Note that since the fundamental rationale of the Audit Act, 2004, was to remove the Office from under the prior supervision/direction of the Minister responsible for Finance, no more comprehensive conflicts of interests could have been propagated amongst the relevant stakeholders than its reinstatement within a ministry – again a reflection possibly of the majoritarian ineptitude of the Public Accounts Committee.
Next, there appears to be misapprehensions about the staffing structure of the Audit Office. For example there is no position titled ‘Deputy Auditor General.’ The management structure is made up as follows: Auditor General – 1; Audit Director – 4 (including one for Public Works); Audit Manager – 5; in addition to four supervisory positions, that is in the technical auditing component of the Audit Office.
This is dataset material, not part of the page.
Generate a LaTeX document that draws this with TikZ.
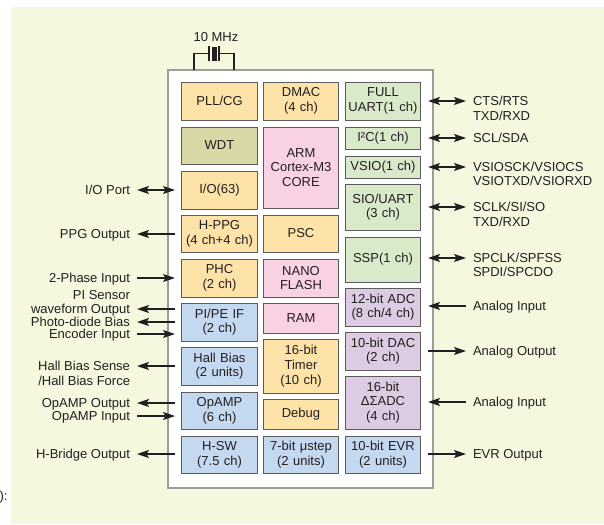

One also detects that some commentators (including officials) regard the issue of ‘conflict of interest’ as constituting an ad hominem attack, but hopefully your recent publication of the Conflict of Interest Code (along with the Oath of Professional Conduct) if read carefully, should invite more focused attention on the wider potential for conflicts of interest amongst the staff of the Audit Office as a whole, over and above that of an official spousal relationship.
Unlike some of my colleagues, I would argue that the evidence reveals that the most ‘conflicted’ of all the officials must be the incumbent Auditor General (ag), who should therefore be removed.
Additionally, the Public Accounts Committee may have been quite deficient over the past years in not ensuring that the Audit Office itself is audited, as provided for in the law. Such an examination would hopefully have brought to the committee’s attention the technical under-capacity of the auditing personnel, amongst other defects.
According to the body of Regulations made under the Audit Act, the projected total staffing of over 220 personnel should include 24 senior management and 32 supervisory positions respectively, with approximately 40 non-auditing personnel. At the time of its transition into a constitutional entity the overall qualification profiles of the management and supervisory levels of the Audit Office included the following (it is hoped that the situation has since improved):
ACCA – 1; Part ACCA – 1; Degree in Accountancy, UG – 4 (includes the Auditor General (ag));
Diploma in Accountancy, UG – 5; with others at very basic accounting levels and/or none at all.
Few, if any, local private accounting/auditing firms would have employed such a disproportion of under-achievers to operate at such critical levels of examination.
Why would those who boast of our country being models to be emulated in other operational areas, not wish, at least, to observe the auditing standards, including those of integrity, and explicit independence, as required by our own codes and by the relevant international community.
This is clearly much wider than a political issue. It is in fact a more fundamental definition of who we are as professionals and as leaders. If the latter do not lead by example, how can followers be expected to substantively embrace a culture of accountability?
When was the last time that the operations of the Audit Office of Guyana have been audited?